Things continue to be serious for bond markets (MBS Live members already have their first alert on the day--a rarity before 10am--as well as a generally gloomy update calling attention to the inability of seemingly positive ECB headlines to generate bond market gains).  

10yr yields have quickly nuzzled up to a very important pivot/inflection point (a line, usually horizontal or close to it, that tends to act as floor or ceiling when approached initially, and then serves the opposite role after it's broken).  Breaking it would be yet another piece of confirmation for a new trend toward higher rates leading up from the all-time lows seen in early July.   

2016-10-6 DA

I'll give you my 2 cents here: I don't think July will ultimately be the lowest rates we'll ever see.  But I don't know how long it will take to get back there.  If we consider something like the taper tantrum in 2013, it seemed like all hope was lost for many months before bonds finally found inspiration to hold their ground and ultimately begin the push back toward historical lows.  From May 2013, it was at least 11 months before we could even begin to hope for a meaningful rate recovery.

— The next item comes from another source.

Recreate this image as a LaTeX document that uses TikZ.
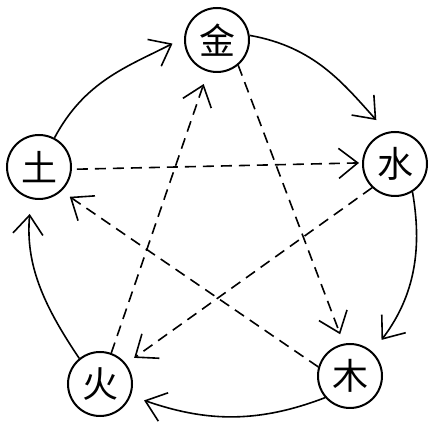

Whether or not the same time frames apply this time around, it's too soon to say.  All we can do on the way up is to keep an eye on important pivot points like the one in the chart.  Breaking it doesn't necessarily guarantee further weakness, but it does confirm that a weaker trend is currently intact (subtle distinction, I realize).  The easiest way to think about breaking that pivot point would be that it means "momentum is weaker until proven otherwise."  That proof could be merely a day away, or we could be in the early stages of another 11-months in the desert, a la taper tantrum.   Stay safe.